Collected data
* * * * * * *

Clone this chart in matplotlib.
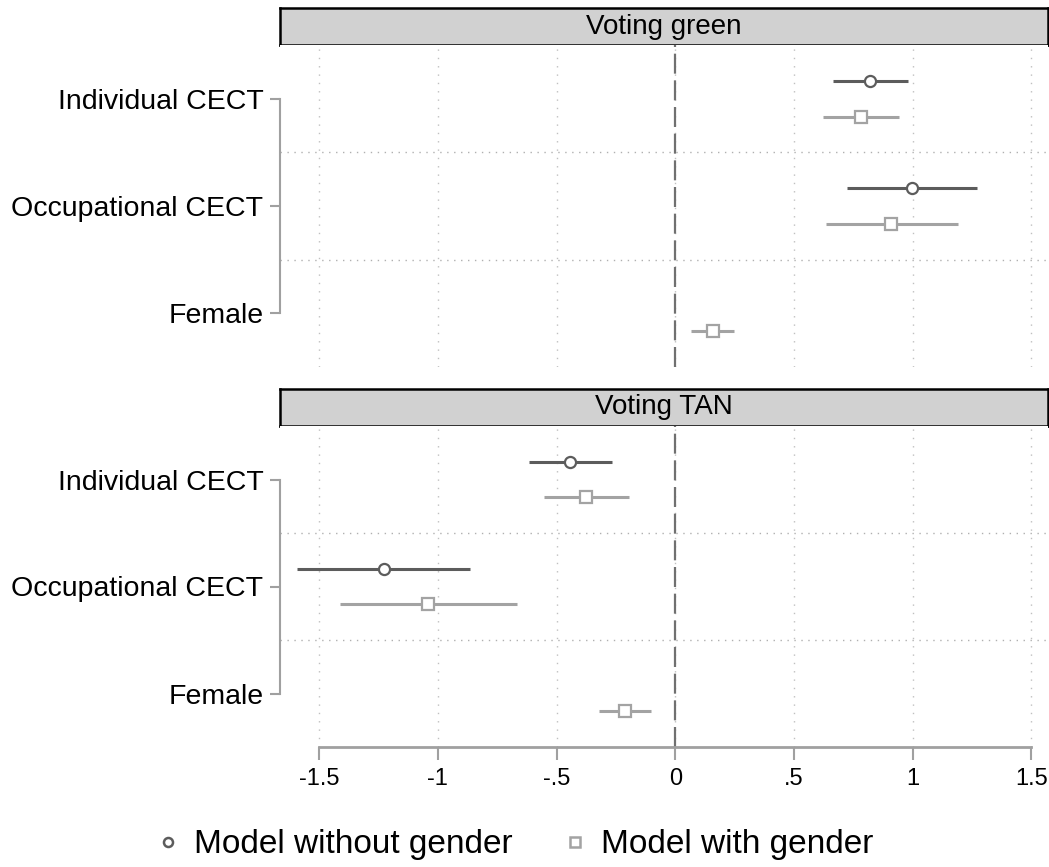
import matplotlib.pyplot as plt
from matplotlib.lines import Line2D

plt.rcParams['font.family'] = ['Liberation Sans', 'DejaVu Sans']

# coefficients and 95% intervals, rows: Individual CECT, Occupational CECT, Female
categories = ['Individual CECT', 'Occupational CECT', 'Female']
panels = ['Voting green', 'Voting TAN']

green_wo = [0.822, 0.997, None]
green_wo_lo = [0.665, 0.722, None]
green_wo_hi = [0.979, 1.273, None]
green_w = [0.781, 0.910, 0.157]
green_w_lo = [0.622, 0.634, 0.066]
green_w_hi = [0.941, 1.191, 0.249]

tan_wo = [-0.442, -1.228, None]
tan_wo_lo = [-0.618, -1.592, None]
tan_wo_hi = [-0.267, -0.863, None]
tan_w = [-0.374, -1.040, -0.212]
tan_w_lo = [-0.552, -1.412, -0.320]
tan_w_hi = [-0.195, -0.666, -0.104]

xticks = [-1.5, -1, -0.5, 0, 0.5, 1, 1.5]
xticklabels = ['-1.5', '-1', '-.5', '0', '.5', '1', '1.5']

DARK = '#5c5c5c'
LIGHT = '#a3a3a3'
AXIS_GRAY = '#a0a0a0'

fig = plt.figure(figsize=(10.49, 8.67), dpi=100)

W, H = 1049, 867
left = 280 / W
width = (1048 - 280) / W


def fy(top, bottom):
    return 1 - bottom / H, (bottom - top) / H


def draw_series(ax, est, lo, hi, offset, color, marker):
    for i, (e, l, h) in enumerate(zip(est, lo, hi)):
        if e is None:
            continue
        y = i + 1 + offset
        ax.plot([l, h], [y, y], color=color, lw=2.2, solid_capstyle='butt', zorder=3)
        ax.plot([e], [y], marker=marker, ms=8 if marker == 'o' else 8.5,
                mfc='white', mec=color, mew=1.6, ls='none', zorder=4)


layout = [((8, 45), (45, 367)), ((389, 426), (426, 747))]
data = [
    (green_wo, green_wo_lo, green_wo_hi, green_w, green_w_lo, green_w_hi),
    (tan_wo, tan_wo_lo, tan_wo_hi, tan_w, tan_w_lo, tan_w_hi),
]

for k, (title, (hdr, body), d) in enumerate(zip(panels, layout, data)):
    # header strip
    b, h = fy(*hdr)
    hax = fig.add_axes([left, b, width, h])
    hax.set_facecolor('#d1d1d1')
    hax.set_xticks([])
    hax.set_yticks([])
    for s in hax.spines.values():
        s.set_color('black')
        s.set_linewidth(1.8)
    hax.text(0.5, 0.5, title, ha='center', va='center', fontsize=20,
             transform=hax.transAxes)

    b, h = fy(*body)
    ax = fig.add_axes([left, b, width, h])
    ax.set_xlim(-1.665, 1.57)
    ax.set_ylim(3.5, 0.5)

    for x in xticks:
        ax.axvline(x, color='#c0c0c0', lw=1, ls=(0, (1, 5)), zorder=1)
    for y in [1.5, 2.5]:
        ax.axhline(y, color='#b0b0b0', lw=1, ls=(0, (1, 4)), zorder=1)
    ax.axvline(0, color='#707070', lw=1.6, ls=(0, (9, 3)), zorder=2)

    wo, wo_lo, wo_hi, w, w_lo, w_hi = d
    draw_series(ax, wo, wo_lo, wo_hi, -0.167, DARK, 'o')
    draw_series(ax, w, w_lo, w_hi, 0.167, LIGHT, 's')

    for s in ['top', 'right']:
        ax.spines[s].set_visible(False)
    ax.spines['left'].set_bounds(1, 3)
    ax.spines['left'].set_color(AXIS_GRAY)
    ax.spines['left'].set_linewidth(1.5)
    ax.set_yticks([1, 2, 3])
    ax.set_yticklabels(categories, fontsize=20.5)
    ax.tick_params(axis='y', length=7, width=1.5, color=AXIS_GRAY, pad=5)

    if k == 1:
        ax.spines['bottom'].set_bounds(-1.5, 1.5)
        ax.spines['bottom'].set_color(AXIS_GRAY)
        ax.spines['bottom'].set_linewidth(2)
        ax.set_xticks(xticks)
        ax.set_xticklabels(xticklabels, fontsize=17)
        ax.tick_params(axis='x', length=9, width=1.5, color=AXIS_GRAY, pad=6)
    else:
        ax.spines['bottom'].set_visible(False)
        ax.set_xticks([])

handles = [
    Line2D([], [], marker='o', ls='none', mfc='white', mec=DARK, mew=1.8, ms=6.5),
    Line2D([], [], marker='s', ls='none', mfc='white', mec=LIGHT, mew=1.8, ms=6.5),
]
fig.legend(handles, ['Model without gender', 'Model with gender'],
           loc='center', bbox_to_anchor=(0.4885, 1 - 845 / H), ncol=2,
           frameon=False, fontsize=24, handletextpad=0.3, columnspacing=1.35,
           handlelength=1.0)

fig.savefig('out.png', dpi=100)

* * * * * * *

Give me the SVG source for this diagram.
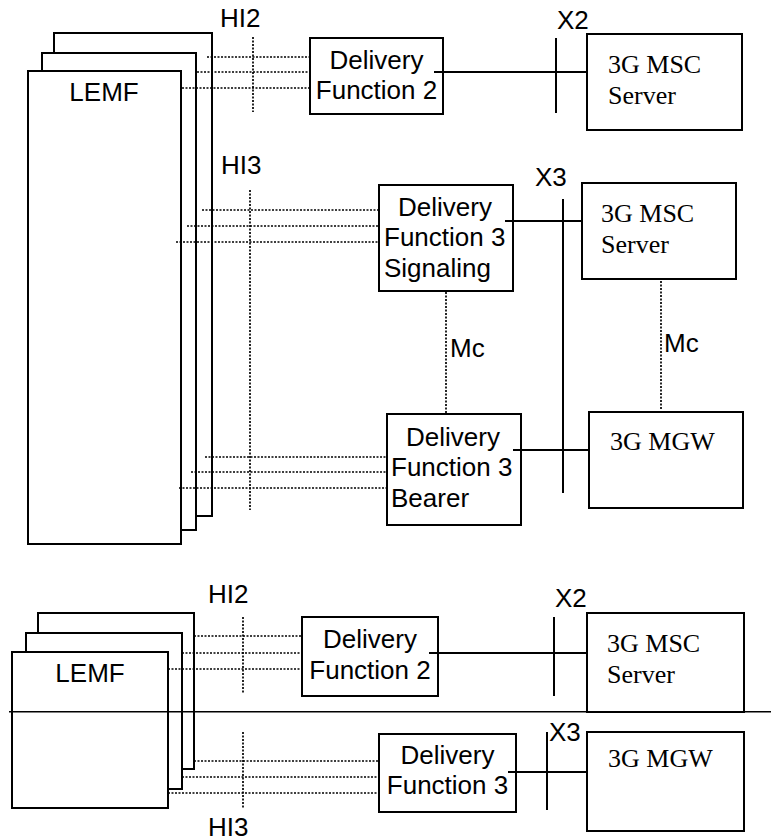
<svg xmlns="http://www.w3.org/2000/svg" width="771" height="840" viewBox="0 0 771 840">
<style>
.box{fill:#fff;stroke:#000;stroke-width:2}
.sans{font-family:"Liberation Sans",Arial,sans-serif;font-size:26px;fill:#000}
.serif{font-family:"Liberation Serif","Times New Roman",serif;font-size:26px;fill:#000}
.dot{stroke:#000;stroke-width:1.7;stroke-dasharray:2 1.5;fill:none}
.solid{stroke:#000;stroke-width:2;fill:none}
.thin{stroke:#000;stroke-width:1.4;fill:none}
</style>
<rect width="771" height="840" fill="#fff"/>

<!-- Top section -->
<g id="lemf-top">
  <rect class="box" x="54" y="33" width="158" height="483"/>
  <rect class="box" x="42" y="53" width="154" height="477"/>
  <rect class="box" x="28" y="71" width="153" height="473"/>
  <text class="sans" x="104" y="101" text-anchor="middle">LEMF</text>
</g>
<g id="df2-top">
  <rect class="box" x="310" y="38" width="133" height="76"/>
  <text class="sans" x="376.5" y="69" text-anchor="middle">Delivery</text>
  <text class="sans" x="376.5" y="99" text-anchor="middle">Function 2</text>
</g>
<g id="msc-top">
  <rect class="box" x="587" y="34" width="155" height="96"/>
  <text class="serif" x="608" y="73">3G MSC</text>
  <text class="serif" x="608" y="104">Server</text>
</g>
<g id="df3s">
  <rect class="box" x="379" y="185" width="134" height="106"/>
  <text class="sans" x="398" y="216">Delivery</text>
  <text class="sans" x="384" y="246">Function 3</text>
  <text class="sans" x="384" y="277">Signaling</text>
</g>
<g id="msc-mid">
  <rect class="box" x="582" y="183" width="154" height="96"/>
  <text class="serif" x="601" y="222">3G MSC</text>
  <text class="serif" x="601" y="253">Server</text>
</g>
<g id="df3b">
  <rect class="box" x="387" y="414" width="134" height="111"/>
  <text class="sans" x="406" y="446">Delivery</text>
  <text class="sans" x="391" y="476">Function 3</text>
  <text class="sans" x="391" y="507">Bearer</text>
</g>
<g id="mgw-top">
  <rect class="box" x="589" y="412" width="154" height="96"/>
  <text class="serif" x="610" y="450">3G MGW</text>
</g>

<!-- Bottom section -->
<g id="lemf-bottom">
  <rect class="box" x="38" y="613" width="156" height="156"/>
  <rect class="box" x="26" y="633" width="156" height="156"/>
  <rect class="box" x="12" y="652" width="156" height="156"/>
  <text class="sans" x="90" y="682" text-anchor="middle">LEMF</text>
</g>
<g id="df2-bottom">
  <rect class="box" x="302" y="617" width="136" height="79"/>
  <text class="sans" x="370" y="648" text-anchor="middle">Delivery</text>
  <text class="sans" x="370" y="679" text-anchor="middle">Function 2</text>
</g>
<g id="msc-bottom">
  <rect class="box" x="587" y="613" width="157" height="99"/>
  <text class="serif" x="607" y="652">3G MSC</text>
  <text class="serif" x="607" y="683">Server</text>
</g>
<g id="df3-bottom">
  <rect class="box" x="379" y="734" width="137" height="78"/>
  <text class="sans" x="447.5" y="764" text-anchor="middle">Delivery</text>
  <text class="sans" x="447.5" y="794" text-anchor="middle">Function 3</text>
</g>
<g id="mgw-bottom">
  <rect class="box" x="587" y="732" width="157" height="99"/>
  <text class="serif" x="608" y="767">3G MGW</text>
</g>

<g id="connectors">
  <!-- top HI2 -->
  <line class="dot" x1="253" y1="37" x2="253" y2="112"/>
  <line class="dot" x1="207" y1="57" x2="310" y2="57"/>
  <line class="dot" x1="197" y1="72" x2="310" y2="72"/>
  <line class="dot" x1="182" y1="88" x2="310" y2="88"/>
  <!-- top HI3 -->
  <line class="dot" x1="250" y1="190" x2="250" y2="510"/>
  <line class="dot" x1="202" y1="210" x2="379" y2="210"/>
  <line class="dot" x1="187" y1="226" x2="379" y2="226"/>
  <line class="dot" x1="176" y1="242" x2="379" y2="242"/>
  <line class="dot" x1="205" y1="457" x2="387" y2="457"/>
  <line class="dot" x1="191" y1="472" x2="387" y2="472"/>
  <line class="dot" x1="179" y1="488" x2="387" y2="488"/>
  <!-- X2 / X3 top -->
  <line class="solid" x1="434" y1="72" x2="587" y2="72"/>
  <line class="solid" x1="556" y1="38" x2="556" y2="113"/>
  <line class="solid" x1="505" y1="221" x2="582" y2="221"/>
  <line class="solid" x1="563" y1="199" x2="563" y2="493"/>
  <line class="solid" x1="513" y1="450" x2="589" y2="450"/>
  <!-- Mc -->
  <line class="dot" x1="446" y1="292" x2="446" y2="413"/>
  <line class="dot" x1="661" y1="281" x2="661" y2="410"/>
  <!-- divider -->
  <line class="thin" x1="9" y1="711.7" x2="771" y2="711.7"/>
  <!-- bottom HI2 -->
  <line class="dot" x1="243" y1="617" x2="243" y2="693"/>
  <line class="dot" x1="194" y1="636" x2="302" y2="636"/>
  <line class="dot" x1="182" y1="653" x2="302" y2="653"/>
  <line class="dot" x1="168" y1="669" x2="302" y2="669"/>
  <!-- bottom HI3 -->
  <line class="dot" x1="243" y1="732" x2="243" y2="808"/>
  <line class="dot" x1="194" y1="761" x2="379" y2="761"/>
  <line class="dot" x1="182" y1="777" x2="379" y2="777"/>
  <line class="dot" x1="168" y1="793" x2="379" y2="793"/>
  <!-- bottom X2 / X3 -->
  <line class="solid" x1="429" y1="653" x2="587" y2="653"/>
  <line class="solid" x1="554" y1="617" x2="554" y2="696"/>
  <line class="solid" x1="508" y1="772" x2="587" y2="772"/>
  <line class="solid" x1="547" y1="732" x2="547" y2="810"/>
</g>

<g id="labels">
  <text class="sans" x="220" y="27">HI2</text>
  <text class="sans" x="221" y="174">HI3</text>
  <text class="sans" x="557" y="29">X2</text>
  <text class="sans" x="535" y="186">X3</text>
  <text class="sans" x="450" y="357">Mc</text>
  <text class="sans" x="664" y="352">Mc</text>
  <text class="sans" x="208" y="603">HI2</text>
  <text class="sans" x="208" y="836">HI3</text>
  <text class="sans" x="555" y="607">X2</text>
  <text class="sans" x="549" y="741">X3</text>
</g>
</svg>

* * * * * * *

Pictures are not part of the copy. Write out only the lines from the one containing "Clone this chart in matplotlib." through the one containing "panels = ['Voting green', 'Voting TAN']", exactly as they stand, both included.

Written reply:
Clone this chart in matplotlib.
import matplotlib.pyplot as plt
from matplotlib.lines import Line2D

plt.rcParams['font.family'] = ['Liberation Sans', 'DejaVu Sans']

# coefficients and 95% intervals, rows: Individual CECT, Occupational CECT, Female
categories = ['Individual CECT', 'Occupational CECT', 'Female']
panels = ['Voting green', 'Voting TAN']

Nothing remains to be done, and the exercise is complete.